= Shapley-Ames Catalog =

Catalog of galaxies

The Shapley-Ames Catalog of Bright Galaxies is a catalog of galaxies published in 1932 that includes observations of 1249 objects brighter than 13.2 magnitude. It was compiled by Harlow Shapley and Adelaide Ames. They identified 1189 objects based on the New General Catalogue and 48 based on the Index Catalogue. With the help of new photographic recordings, which also contained comparison stars of known brightness, the brightness of many galaxies were measured and recorded only up to a magnitude of 13.2. It was the first compilation of bright galaxies in the northern and southern sky. The catalog contains position, brightness, size, and Hubble classification of the galaxies. For the next 60 years, astronomers referred to this catalog as a primary source for information about redshifts and galaxy types.

==History==
Shapley and Ames began their study of all nearby galaxies in 1926. An important finding from this research was that the galaxies were not evenly distributed (they violated the isotropy assumption) in that the northern hemisphere contained more galaxies than the southern hemisphere.
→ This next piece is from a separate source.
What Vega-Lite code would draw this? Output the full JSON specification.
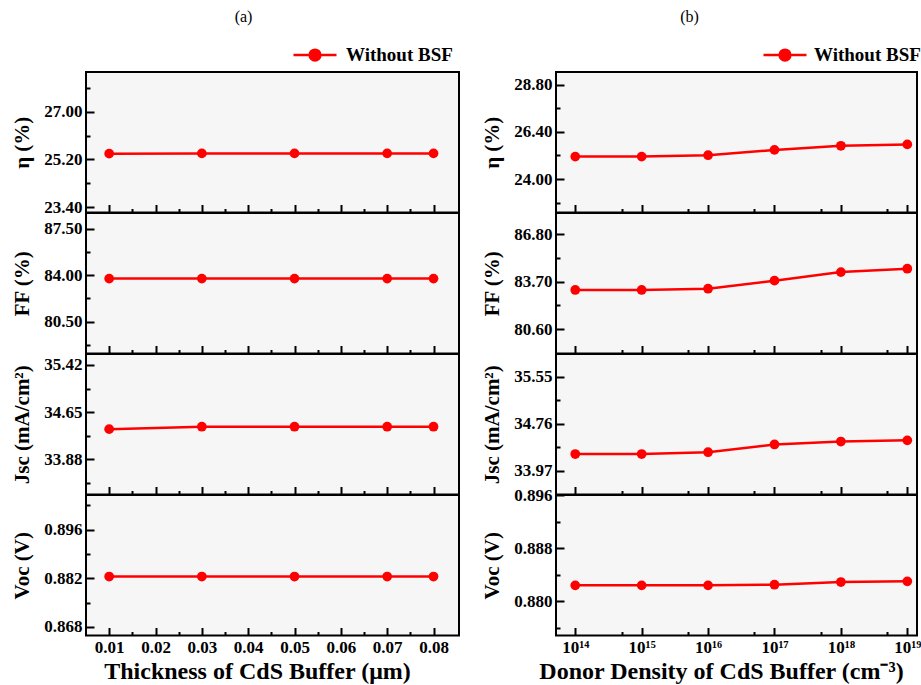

It also found that the Virgo cloud extended further than previously believed. From this data, Shapley and Ames therefore created a new hierarchy of clusters called a supercluster, which is a cluster of galaxy clusters, and called this Virgo cloud in the northern hemisphere a "Local Supercluster".

In 1981, Allan Sandage and Gustav Tammann published an updated version known as the Revised Shapley-Ames Catalog (RSA). The original list of galaxies was maintained, with the exception of three objects which were no longer considered galaxies. The information on the 1246 individual galaxies have been updated and substantially extended.